I emailed Lizzie, thanking her for bringing up this topic. She challenged me to define success. I responded that I wanted to explore my thoughts in writing. While I don’t yet have a complete description of success, I have made progress in the definition.
Success ≠ my bank account. While I need money to give and live, my bank account does not define success.
Success = achievements? Others consider someone successful if that person is an Oscar-winning star, or has won awards. That would mean that only if I achieve something you recognize, then I’ll be successful. That means you’re judging me on what you see me do. What about the inner conflicts and challenges I overcome? Someone on the outside doesn’t see those, and those achievements may be even more powerful than what I show on the outside.
Success defined by outside visible actions doesn’t define what success means to me.
To paraphrase Lizzie, getting great feedback from a client or landing the job are achievements from the outside. I may look successful. But the process—inside work—is what really led to the success. I built on the talents I was given and worked on the confidence to become the person who could achieve the goal.
Overcoming the inner challenges is the success; the job/client/kudos are manifestations of the inner achievement.
As Lizzie said “But when I reached that and exceeded it, I just felt the same as I’d always done.” In part, I agree. I did the work, performed well, and achieved a payment. Yet I don’t feel the same inside. I probably faced some inner conflict while working on the job/client and I overcame those challenges. Now I feel grateful for the internal accomplishment, for the Divine assistance I received that led to the external payment.
The internal accomplishment is my success.

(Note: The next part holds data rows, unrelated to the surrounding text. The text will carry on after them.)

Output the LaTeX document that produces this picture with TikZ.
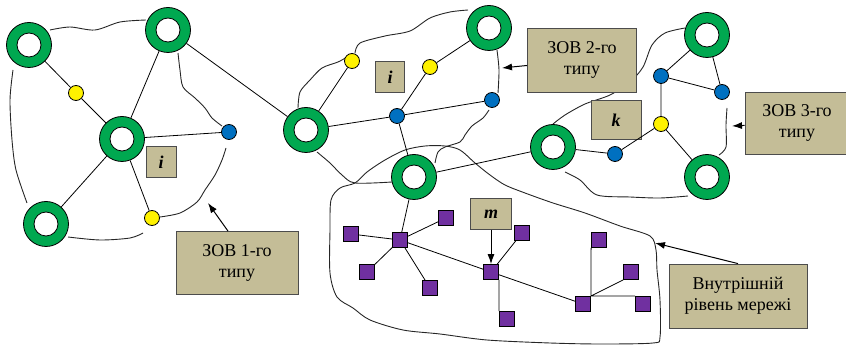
\documentclass[tikz,border=0pt]{standalone}
\usepackage{fontspec}
\setmainfont{Liberation Serif}
\usetikzlibrary{arrows,arrows.meta,shapes}
\usetikzlibrary{backgrounds}
\definecolor{ringgreen}{RGB}{0,168,80}
\definecolor{netblue}{RGB}{0,112,192}
\definecolor{netpurple}{RGB}{112,48,160}
\definecolor{tanbox}{RGB}{196,189,151}

\begin{document}
\begin{tikzpicture}[x=1pt,y=-1pt]
\useasboundingbox (0,0) rectangle (846,352);
\begin{scope}
\tikzstyle{every node}=[inner sep=0pt, draw=black, line width=0.8pt];
\tikzstyle{ring}=[shape=circle, fill=ringgreen, minimum size=45pt, path picture={\filldraw[fill=white, draw=black, line width=0.8pt] (path picture bounding box.center) circle (12pt);}]
\tikzstyle{ydot}=[shape=circle, fill=yellow, minimum size=15pt]
\tikzstyle{bdot}=[shape=circle, fill=netblue, minimum size=15pt]
\tikzstyle{sq}=[shape=rectangle, fill=netpurple, minimum size=15pt]
\tikzstyle{lbl}=[shape=rectangle, fill=tanbox, draw=black!70, align=center, font=\fontsize{18}{21}\selectfont]
\tikzstyle{curve}=[line width=0.9pt, black!85]
\tikzstyle{pointer}=[-{Latex[length=10pt,width=7pt]}, line width=1pt]

\draw (29,45) node[ring] (r1) {};
\draw (168,30) node[ring] (r2) {};
\draw (122,139) node[ring] (r3) {};
\draw (46,224) node[ring] (r4) {};
\draw (306,130) node[ring] (r5) {};
\draw (489,28) node[ring] (r6) {};
\draw (414,177) node[ring] (r7) {};
\draw (553,147) node[ring] (r8) {};
\draw (707,35) node[ring] (r9) {};
\draw (707,177) node[ring] (r10) {};

\draw (76,93) node[ydot] (y1) {};
\draw (152,218) node[ydot] (y2) {};
\draw (352,61) node[ydot] (y3) {};
\draw (430,67) node[ydot] (y4) {};
\draw (661,124) node[ydot] (y5) {};

\draw (229,132) node[bdot] (b1) {};
\draw (397,116) node[bdot] (b2) {};
\draw (492,100) node[bdot] (b3) {};
\draw (661,76) node[bdot] (b4) {};
\draw (722,92) node[bdot] (b5) {};
\draw (615,154) node[bdot] (b6) {};

\draw (400,240) node[sq] (p1) {};
\draw (351,234) node[sq] (p2) {};
\draw (446,218) node[sq] (p3) {};
\draw (367,272) node[sq] (p4) {};
\draw (430,288) node[sq] (p5) {};
\draw (491,272) node[sq] (p6) {};
\draw (522,233) node[sq] (p7) {};
\draw (507,319) node[sq] (p8) {};
\draw (583,304) node[sq] (p9) {};
\draw (599,240) node[sq] (p10) {};
\draw (631,272) node[sq] (p11) {};
\draw (643,304) node[sq] (p12) {};

\draw (161,162) node[lbl, minimum width=30pt, minimum height=31pt] (li1) {\textbf{\textit{i}}};
\draw (390,77) node[lbl, minimum width=29pt, minimum height=31pt] (li2) {\textbf{\textit{i}}};
\draw (616,120) node[lbl, minimum width=50pt, minimum height=39pt] (lk) {\textbf{\textit{k}}};
\draw (491,214) node[lbl, minimum width=41pt, minimum height=31pt] (lm) {\textbf{\textit{m}}};
\draw (237,263) node[lbl, minimum width=122pt, minimum height=63pt] (zov1) {ЗОВ 1-го\\типу};
\draw (582,60) node[lbl, minimum width=109pt, minimum height=64pt] (zov2) {ЗОВ 2-го\\типу};
\draw (797,123) node[lbl, minimum width=104pt, minimum height=62pt] (zov3) {ЗОВ 3-го\\типу};
\draw (738,296) node[lbl, minimum width=138pt, minimum height=64pt] (vr) {Внутрішній\\рівень мережі};

\draw[line width=0.8pt] (r1) -- (y1)
(y1) -- (r3)
(r2) -- (r3)
(r3) -- (b1)
(r3) -- (r4)
(r3) -- (y2)
(r2) -- (r5)
(r5) -- (y3)
(r5) -- (b2)
(b2) -- (b3)
(b2) -- (y4)
(y4) -- (r6)
(b2) -- (r7)
(r7) -- (r8)
(r8) -- (b6)
(b6) -- (y5)
(y5) -- (r10)
(b4) -- (y5)
(b4) -- (b5)
(b4) -- (r9)
(r9) -- (b5);
\draw[line width=0.8pt] (r7) -- (p1)
(p1) -- (p2)
(p1) -- (p3)
(p1) -- (p4)
(p1) -- (p5)
(p1) -- (p6)
(p6) -- (p7)
(p6.south east) -- (p6.south east |- p8.north)
(p6) -- (p9)
(p9.north east) -- (p10.south west)
(p9.north east) -- (p11.south west)
(p9.north east) -- (p12.north west);

\coordinate (t1) at (208,203);
\coordinate (t2) at (502,68);
\coordinate (t3) at (732,126);
\coordinate (t4) at (655,243);
\draw[pointer] ([xshift=-9pt]zov1.north) -- (t1);
\draw[pointer] (zov2) -- (t2);
\draw[pointer] (zov3) -- (t3);
\draw[pointer] (vr.north) -- (t4);
\draw[pointer] (lm) -- (p6);

\begin{scope}[on background layer]
\draw[curve] plot[smooth] coordinates {(50,30) (70,27) (95,30) (120,22) (146,20)};
\draw[curve] plot[smooth] coordinates {(13,70) (10,100) (12,140) (16,170) (27,203)};
\draw[curve] plot[smooth] coordinates {(68,237) (100,240) (130,238) (143,233)};
\draw[curve] plot[smooth] coordinates {(160,217) (180,213) (197,202) (205,190) (215,175) (222,160) (226,148)};
\draw[curve] plot[smooth] coordinates {(178,53) (180,70) (183,87) (195,98) (205,108) (212,118) (222,126)};
\draw[curve] plot[smooth] coordinates {(298,108) (300,92) (310,80) (322,68) (338,62) (347,57)};
\draw[curve] plot[smooth] coordinates {(355,53) (360,43) (385,36) (410,31) (430,18) (450,12) (468,10)};
\draw[curve] plot[smooth] coordinates {(497,50) (499,70) (498,93)};
\draw[curve] plot[smooth] coordinates {(489,110) (483,118) (472,126) (465,135) (460,142) (445,147) (438,152) (435,163)};
\draw[curve] plot[smooth] coordinates {(317,152) (330,163) (342,175) (355,183) (392,182)};
\draw[curve] plot[smooth] coordinates {(685,28) (665,33) (652,45) (643,67) (630,82) (610,95) (585,104) (565,115) (553,124)};
\draw[curve] plot[smooth] coordinates {(565,172) (580,180) (597,195) (630,197) (660,198) (688,196)};
\draw[curve] plot[smooth] coordinates {(727,108) (726,125) (726,147) (719,155)};
\draw[curve] plot[smooth cycle] coordinates {(330,230) (331,200) (340,188) (355,183) (367,172) (385,160) (405,150) (425,146) (445,146) (460,150) (475,163) (490,175) (505,185) (525,193) (553,203) (585,213) (620,226) (650,236) (656,250) (657,270) (660,300) (660,337) (653,343) (600,344) (550,343) (487,340) (440,334) (403,330) (370,320) (353,308) (337,297) (330,273)};
\end{scope}
\end{scope}
\end{tikzpicture}
\end{document}
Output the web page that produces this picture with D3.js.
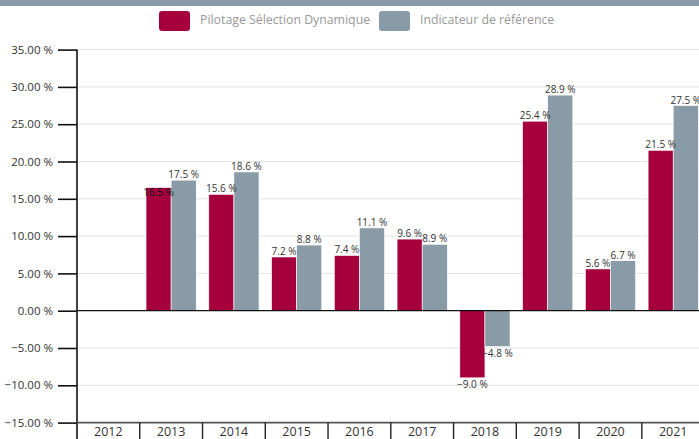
<!DOCTYPE html>
<html>
<head>
<meta charset="utf-8">
<script src="https://cdn.jsdelivr.net/npm/d3@7"></script>
<style>
  body { margin: 0; background: #fff; }
  svg { display: block; }
</style>
</head>
<body>
<div id="chart"></div>
<script>
// data
const years = ["2012", "2013", "2014", "2015", "2016", "2017", "2018", "2019", "2020", "2021"];
const pilotage = [null, 16.5, 15.6, 7.2, 7.4, 9.6, -9.0, 25.4, 5.6, 21.5];
const indicateur = [null, 17.5, 18.6, 8.8, 11.1, 8.9, -4.8, 28.9, 6.7, 27.5];
const yTicks = [-15, -10, -5, 0, 5, 10, 15, 20, 25, 30, 35];
const seriesNames = ["Pilotage Sélection Dynamique", "Indicateur de référence"];
const colors = ["#a5003b", "#8a9ba8"];

const W = 699, H = 439;
const plotLeft = 77, plotTop = 49.6, plotBottom = 422.6, plotRight = 704.6;

const svg = d3.select("#chart").append("svg")
    .attr("width", W).attr("height", H);

// top band
svg.append("rect").attr("x", 0).attr("y", 0).attr("width", W).attr("height", 6).attr("fill", "#8a9ba8");

const x = d3.scaleBand().domain(years).range([plotLeft, plotRight]).padding(0);
const x1 = d3.scaleBand().domain([0, 1]).range([x.bandwidth() * 0.1, x.bandwidth() * 0.9]);
const y = d3.scaleLinear().domain([-15, 35]).range([plotBottom, plotTop]);

// grid
svg.append("g").selectAll("line").data(yTicks.filter(d => d !== 0 && d !== -15)).enter()
    .append("line")
    .attr("x1", plotLeft).attr("x2", W)
    .attr("y1", d => y(d)).attr("y2", d => y(d))
    .attr("stroke", "#e3e3e3").attr("stroke-width", 1);

// y axis
const yAxis = svg.append("g")
    .attr("transform", `translate(${plotLeft},0)`)
    .call(d3.axisLeft(y).tickValues(yTicks).tickSize(19).tickPadding(5)
        .tickFormat(d => d3.format(".2f")(d) + " %"));
yAxis.select(".domain").remove();
yAxis.selectAll(".tick line").attr("stroke", "#111").attr("stroke-width", 1.6);
yAxis.selectAll("text").attr("fill", "#333")
    .style("font-family", "'Open Sans', sans-serif").style("font-size", "11.5px");
svg.append("line").attr("x1", plotLeft).attr("x2", plotLeft).attr("y1", plotTop).attr("y2", H)
    .attr("stroke", "#111").attr("stroke-width", 1.6);

// bars
const rows = years.map((yr, i) => ({ year: yr, vals: [pilotage[i], indicateur[i]] }));
const groups = svg.append("g").selectAll("g").data(rows).enter()
    .append("g").attr("transform", d => `translate(${x(d.year)},0)`);

groups.selectAll("rect")
    .data(d => d.vals.map((v, k) => ({ v, k })).filter(e => e.v !== null))
    .enter().append("rect")
    .attr("x", e => x1(e.k))
    .attr("width", x1.bandwidth())
    .attr("y", e => y(Math.max(0, e.v)))
    .attr("height", e => Math.abs(y(e.v) - y(0)))
    .attr("fill", e => colors[e.k])
    .attr("stroke", "#fff").attr("stroke-width", 0.6);

// value labels
groups.selectAll("text")
    .data(d => d.vals.map((v, k) => ({ v, k })).filter(e => e.v !== null))
    .enter().append("text")
    .attr("x", e => x1(e.k) + x1.bandwidth() / 2)
    .attr("y", e => e.v >= 0 ? y(e.v) - 2 : y(e.v) + 10)
    .attr("text-anchor", "middle")
    .attr("fill", "#333")
    .style("font-family", "'Open Sans', sans-serif").style("font-size", "10px")
    .text(e => d3.format(".1f")(e.v) + " %");

// push the first label inside its bar when it runs into its neighbour's label
groups.each(function () {
    const t = d3.select(this).selectAll("text").nodes();
    if (t.length < 2) return;
    const a = t[0].getBBox(), b = t[1].getBBox();
    const hit = a.x + a.width > b.x + 1 && b.x + b.width > a.x &&
                a.y + a.height > b.y + 1 && b.y + b.height > a.y;
    if (hit) {
        const d = d3.select(t[0]).datum();
        d3.select(t[0]).attr("y", y(d.v) + 8.5).attr("fill", "#111");
    }
});

// zero line
svg.append("line").attr("x1", plotLeft).attr("x2", W).attr("y1", y(0)).attr("y2", y(0))
    .attr("stroke", "#111").attr("stroke-width", 1.3);

// bottom category axis
svg.append("line").attr("x1", plotLeft).attr("x2", W).attr("y1", plotBottom).attr("y2", plotBottom)
    .attr("stroke", "#555").attr("stroke-width", 1.8);
svg.append("g").selectAll("line").data(years.slice(1)).enter().append("line")
    .attr("x1", d => x(d)).attr("x2", d => x(d))
    .attr("y1", plotBottom).attr("y2", H)
    .attr("stroke", "#222").attr("stroke-width", 1.4);
svg.append("g").selectAll("text").data(years).enter().append("text")
    .attr("x", d => x(d) + x.bandwidth() / 2)
    .attr("y", 436)
    .attr("text-anchor", "middle")
    .attr("fill", "#333")
    .style("font-family", "'Liberation Sans Narrow', 'Open Sans', sans-serif").style("font-size", "12.5px")
    .text(d => d);

// legend
const legend = svg.append("g");
const legendX = [159, 379];
seriesNames.forEach((name, i) => {
    legend.append("rect").attr("x", legendX[i]).attr("y", 11).attr("width", 31).attr("height", 20)
        .attr("rx", 3).attr("fill", colors[i]);
    legend.append("text").attr("x", legendX[i] + 41).attr("y", 23.5)
        .attr("fill", "#999")
        .style("font-family", "'Liberation Sans Narrow', 'Open Sans', sans-serif").style("font-size", "12.3px")
        .text(name);
});
</script>
</body>
</html>
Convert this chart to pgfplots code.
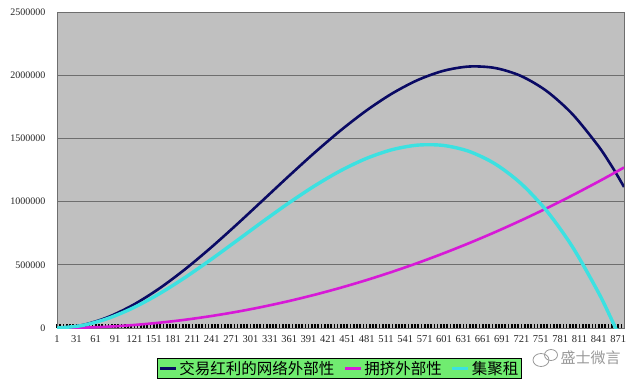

On the Creative Freelancers Unite (Facebook community) we talk about wins. I learn to define an action as a win even if it’s small and I don’t attain the ultimate goal.
A publication may reject my submission. Does that mean I wasn’t successful? No! The action of submitting is a win. I overcame the fear of submitting an article, I overcame an internal obstacle and was successful in that battle!
Inside-Out. Perhaps success starts from the inside and moves out. I need to feel positive inside for me to be successful from the outside. My internal accomplishments are my successful wins!
What’s your definition for success?
- contact Lizzie (firstname.lastname@example.org) or
- post your comment on this blog
Ralph Waldo Emerson had some thoughts many years ago:
On True Success…
To laugh often and much;
to win the respect of intelligent people
and the affection of children;
to earn the appreciation of honest critics
and endure the betrayal of a false friendship;
to appreciate beauty, to find the best in others,
to leave the world a bit better, whether by a healthy child
or garden patch or a redeemed social condition;
to know even one life has breathed easier
because you have lived.
This is to have succeeded.
–I truly hope I leave the world a bit better because I have lived!